Answered by Chris H on November 26, 2020

From a practical perspective, trying to sharpen rounded edges is much more challenging than the relatively straight edge you get with a pointy knife. With the rounded blade, you're also stuck with trying to decide, rather arbitrarily, where the sharp edge ought to end. To retain much of the same functionality it seems that it will be necessary to maintain at least some portion of the rounded edge. Honing that blade on a typical steel hone is going to be tricky, too.

Answered by Z4-tier on November 26, 2020

Coring tomatoes, i.e. removing stemlike tissue, requires a pointy end knife, as does removing potato eyes and removing blemishes on fruit.

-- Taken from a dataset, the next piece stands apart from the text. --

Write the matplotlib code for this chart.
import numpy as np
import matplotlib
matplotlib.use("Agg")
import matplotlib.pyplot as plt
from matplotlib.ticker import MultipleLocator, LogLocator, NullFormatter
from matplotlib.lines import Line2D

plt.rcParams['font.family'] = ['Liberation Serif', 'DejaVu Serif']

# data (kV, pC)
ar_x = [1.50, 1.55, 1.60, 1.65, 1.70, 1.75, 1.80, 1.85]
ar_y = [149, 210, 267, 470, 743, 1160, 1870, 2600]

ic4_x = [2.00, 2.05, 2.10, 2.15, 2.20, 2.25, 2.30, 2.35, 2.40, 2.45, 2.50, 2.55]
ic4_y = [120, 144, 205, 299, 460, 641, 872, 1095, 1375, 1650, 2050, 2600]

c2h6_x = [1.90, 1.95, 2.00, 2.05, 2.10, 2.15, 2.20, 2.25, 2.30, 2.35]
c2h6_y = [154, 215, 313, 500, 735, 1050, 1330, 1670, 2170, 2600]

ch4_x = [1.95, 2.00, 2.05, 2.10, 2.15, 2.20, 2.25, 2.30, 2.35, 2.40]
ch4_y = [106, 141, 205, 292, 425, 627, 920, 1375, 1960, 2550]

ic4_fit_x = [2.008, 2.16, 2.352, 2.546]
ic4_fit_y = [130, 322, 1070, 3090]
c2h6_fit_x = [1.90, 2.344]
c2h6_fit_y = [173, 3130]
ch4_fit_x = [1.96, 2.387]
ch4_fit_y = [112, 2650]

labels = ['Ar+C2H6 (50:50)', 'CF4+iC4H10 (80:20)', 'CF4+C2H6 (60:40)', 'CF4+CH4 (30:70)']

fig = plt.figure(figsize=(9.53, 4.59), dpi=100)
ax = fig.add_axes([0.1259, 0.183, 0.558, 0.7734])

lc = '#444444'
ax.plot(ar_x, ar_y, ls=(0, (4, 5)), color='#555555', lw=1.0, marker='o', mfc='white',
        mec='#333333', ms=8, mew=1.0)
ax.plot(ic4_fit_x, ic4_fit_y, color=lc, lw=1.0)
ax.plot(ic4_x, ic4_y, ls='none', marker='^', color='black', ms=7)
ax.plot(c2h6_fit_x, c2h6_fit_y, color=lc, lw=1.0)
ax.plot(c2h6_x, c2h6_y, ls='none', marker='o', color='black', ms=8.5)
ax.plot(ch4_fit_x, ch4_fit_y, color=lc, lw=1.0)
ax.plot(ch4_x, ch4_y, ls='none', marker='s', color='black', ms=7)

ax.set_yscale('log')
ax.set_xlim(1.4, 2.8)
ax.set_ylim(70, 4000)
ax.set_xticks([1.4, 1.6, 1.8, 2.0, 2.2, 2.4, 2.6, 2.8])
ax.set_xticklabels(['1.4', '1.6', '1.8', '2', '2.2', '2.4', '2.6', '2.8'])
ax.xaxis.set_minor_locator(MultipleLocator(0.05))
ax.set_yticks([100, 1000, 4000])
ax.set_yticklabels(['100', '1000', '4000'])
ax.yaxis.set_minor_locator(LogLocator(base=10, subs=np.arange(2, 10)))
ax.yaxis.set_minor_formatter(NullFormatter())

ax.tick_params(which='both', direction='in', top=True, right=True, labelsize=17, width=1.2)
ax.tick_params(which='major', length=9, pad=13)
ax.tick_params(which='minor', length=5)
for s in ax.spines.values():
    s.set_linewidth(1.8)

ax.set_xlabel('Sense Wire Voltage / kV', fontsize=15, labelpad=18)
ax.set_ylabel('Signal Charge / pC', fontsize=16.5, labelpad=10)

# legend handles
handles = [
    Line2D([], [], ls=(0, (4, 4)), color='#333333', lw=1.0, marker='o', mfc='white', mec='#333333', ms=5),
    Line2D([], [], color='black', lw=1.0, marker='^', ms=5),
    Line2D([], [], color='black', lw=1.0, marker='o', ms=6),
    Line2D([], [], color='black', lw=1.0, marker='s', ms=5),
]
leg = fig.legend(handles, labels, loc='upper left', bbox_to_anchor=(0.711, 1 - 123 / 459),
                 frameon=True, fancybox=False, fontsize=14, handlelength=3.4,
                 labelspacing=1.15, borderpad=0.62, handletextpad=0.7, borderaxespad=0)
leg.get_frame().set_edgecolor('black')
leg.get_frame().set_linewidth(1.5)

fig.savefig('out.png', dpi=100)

Oh yes, stabbing a hole in the bottom of your can of refried beans, so you can simply blow into the can to get the paste out after you've removed the lid. Halving squash, or cutting beets in half etc. goes better if you can stab into the center pull down to cut one half, then turn the thing around and continue the cut along the slit You've already made.

Answered by Wayfaring Stranger on November 26, 2020

For this onion dicing technique (which I'm using all the time), the tip is essential to get deep into the onion without completely splitting it in half.

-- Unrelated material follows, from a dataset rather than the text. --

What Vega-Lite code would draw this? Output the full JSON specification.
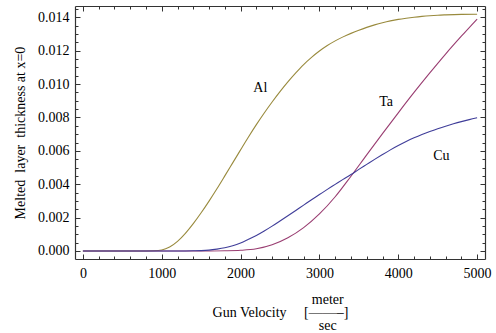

Answered by MaxD on November 26, 2020

Cutting out potato eyes.

Removing tomato stem attachment point.

Getting started removing the membrane from pork ribs.

Cutting a spanakopita into servings.

Poking into the tamper-resistant seal on jars of spices.

As to safety, I've had a lot more accidents with the sharp edge than the point. In fact I can't remember any accidents with the point.

Answered by Swiss Frank on November 26, 2020

When I was younger, whenever my mother cooked a leg of lamb she would slice a couple of cloves of garlic, use the point of a knife to create several incisions in the lamb, and insert a slice of garlic in each (similar to steps 1 and 2 of Roast lamb studded with rosemary & garlic from the BBC's Good Food website, but with not as many incisions and usually not the rosemary).

Answered by TripeHound on November 26, 2020

So, let's try to make this into a complete list of what one uses a knife point for:

  1. Coring fruits & vegetables
  2. Removing eyes, seeds, and brown spots from fruits & vegetables
  3. Making holes in skin for marination
  4. Scoring skin for roasting
  5. Deboning fowl, fish, and meat
  6. Cutting slits in fish for roasting
  7. Cutting vents in pastry and turnovers
  8. Cross-hatching onions and shallots for mincing
  9. Placing against the cutting board for rocking-motion chopping
  10. Prying open shellfish
  11. Piercing tetrapaks and tough plastic packaging
  12. Cutting thin pastry on a board
  13. Stabbing the person hovering over my food prep and asking questions about knives in the eye

So, could one get by entirely using knives with no points? Definitely yes; among others, pretty much the majority of traditional Chinese cuisine is prepared using cleaver-like knives. But are points useful? Most certainly they are.

And, if you want knives without points, why not get yourself some knives that don't have them, like a Chinese cleaver and a nice Japanese vegetable knife? Don't blunt perfectly good knives.